__Data provided__.
● ● ●
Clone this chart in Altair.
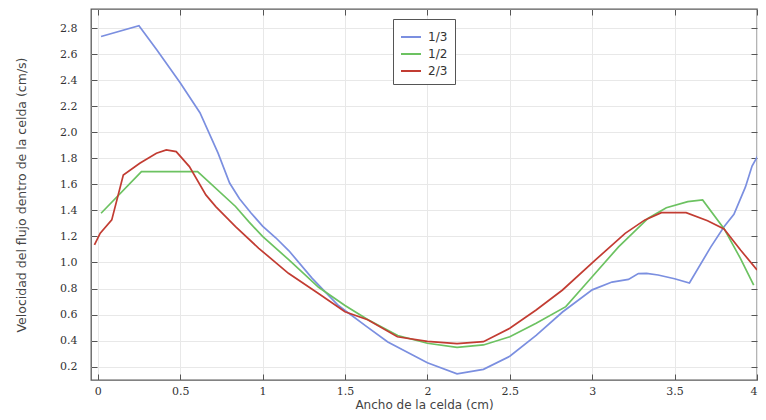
● ● ●
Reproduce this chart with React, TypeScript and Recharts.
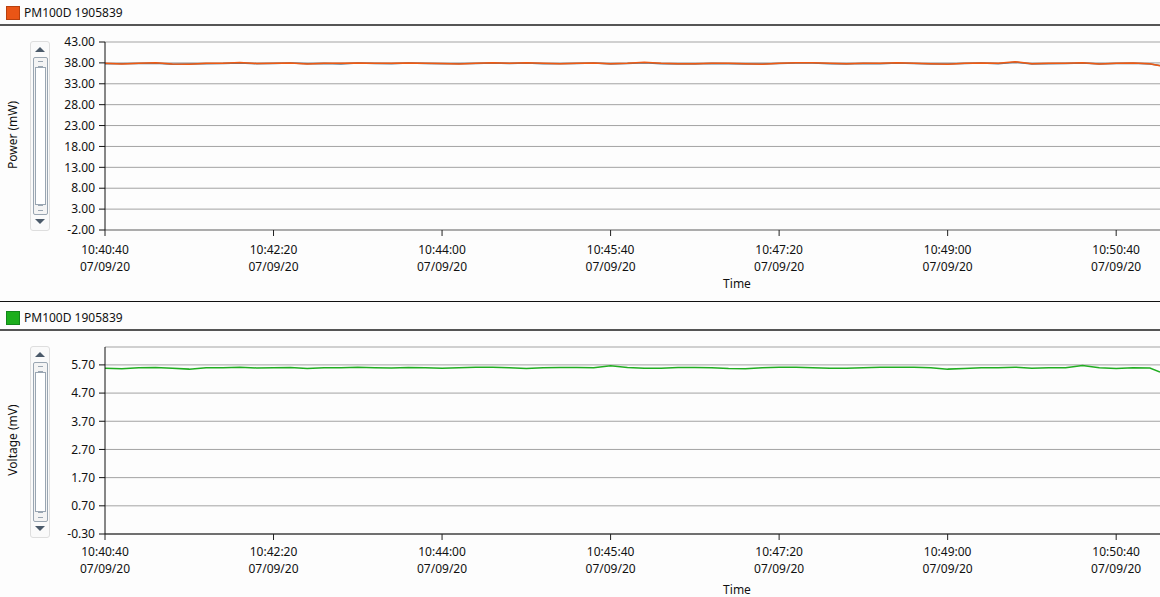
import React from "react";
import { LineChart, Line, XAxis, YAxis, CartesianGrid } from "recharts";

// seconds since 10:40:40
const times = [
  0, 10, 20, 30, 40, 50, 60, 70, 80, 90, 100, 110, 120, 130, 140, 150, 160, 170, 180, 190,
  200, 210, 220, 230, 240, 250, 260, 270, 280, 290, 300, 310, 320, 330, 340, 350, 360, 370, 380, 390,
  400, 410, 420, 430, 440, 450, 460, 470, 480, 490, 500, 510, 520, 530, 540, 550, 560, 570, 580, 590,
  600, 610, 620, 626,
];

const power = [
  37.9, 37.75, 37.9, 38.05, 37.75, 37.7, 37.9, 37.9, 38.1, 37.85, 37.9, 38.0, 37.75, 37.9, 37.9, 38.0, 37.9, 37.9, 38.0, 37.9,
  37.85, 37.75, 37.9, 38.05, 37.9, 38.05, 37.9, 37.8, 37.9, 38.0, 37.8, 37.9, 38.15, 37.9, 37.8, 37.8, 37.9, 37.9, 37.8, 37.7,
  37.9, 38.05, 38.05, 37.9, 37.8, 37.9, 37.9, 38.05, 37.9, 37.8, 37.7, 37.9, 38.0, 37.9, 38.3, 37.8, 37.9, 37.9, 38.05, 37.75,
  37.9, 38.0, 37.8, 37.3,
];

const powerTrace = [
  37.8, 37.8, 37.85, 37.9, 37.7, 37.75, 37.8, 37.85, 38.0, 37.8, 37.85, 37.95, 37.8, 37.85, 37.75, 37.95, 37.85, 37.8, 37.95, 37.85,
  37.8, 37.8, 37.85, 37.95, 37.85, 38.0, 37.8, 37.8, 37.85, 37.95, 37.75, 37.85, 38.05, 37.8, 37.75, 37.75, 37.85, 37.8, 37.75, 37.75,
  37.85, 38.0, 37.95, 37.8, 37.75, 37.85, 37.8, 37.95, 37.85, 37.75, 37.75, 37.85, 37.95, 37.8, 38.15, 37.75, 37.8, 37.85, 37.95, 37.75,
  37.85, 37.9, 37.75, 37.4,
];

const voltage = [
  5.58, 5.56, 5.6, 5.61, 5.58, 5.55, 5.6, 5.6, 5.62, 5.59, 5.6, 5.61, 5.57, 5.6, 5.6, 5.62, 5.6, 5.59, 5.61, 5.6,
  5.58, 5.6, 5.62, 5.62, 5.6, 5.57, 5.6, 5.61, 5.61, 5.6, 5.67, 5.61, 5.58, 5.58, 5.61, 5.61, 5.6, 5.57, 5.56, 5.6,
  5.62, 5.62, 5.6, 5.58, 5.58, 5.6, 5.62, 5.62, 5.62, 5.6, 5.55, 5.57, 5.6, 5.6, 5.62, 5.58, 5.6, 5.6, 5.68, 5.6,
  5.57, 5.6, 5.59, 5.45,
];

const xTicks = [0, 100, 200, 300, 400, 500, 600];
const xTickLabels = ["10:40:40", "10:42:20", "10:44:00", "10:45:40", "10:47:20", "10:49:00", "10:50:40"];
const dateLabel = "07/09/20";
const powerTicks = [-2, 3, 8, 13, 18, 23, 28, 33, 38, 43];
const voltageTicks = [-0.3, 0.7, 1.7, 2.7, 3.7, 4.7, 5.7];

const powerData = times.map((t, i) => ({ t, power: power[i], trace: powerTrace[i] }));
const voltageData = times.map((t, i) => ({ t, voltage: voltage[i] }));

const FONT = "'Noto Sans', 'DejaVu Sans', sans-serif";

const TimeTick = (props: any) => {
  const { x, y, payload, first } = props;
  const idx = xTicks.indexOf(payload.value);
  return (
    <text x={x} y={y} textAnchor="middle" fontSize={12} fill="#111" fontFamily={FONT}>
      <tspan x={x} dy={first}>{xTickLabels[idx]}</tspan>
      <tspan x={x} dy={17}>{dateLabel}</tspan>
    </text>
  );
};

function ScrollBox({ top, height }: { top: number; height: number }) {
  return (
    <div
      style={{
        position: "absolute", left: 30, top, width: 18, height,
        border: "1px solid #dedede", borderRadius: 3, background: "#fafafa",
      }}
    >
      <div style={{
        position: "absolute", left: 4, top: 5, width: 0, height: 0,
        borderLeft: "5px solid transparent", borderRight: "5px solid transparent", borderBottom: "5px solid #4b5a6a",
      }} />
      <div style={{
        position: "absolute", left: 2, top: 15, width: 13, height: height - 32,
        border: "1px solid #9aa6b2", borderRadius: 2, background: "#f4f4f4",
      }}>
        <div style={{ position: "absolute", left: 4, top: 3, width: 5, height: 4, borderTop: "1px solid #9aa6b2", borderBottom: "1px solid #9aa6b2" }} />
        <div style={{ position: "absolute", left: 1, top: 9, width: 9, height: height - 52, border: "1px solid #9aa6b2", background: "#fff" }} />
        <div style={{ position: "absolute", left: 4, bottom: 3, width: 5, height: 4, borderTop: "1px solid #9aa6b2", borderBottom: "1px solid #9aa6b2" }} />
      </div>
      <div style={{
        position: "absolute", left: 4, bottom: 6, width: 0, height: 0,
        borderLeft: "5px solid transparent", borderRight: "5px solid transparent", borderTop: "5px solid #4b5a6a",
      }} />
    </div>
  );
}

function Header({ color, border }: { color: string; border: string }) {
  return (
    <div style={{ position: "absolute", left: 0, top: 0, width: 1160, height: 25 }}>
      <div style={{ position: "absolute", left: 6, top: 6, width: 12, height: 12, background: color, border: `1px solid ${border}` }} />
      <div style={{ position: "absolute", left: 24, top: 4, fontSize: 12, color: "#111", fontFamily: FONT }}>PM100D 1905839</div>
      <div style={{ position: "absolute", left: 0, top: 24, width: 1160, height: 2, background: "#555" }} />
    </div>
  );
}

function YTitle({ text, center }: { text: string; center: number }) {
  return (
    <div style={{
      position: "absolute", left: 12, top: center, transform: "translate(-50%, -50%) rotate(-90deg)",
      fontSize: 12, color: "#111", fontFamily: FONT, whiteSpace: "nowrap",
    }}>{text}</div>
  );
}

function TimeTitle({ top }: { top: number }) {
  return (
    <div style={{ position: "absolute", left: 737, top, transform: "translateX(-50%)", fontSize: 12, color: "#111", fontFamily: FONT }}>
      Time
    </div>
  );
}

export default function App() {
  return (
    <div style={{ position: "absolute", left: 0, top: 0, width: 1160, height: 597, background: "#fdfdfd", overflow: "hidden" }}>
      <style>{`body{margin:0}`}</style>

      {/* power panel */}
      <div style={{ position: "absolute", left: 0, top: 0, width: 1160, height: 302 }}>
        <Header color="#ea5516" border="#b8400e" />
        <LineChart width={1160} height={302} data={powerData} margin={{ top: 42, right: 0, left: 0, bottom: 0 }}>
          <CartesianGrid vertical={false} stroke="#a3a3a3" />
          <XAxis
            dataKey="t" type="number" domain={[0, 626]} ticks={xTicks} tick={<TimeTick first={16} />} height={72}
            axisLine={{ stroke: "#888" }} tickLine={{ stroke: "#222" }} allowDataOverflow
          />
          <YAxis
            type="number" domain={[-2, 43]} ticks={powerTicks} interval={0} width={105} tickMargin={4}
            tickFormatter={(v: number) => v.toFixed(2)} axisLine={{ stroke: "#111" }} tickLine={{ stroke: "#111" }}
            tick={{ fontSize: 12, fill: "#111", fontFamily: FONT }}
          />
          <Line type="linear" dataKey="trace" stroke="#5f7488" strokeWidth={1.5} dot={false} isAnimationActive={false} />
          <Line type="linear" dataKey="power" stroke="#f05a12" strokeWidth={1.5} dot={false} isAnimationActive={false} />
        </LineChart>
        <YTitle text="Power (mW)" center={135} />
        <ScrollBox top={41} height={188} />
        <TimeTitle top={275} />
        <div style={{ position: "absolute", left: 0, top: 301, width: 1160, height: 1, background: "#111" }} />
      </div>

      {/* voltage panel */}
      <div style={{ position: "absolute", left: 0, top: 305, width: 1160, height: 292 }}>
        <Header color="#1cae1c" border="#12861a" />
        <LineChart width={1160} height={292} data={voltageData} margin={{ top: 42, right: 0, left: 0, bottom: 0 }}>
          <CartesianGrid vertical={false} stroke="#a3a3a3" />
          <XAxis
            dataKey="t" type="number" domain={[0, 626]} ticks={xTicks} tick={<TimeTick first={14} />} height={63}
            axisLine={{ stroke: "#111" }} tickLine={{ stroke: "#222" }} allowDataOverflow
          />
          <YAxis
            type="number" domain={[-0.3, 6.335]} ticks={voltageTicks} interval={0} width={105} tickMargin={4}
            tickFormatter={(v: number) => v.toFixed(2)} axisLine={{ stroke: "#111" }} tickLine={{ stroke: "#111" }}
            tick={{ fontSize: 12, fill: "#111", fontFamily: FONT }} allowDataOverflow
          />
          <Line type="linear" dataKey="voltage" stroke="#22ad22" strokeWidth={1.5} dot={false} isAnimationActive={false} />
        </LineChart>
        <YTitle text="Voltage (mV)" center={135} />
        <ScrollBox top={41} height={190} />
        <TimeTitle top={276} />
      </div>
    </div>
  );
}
● ● ●
Gather from the records above every line containing the string "React".

__Result for this task__.
Reproduce this chart with React, TypeScript and Recharts.
import React from "react";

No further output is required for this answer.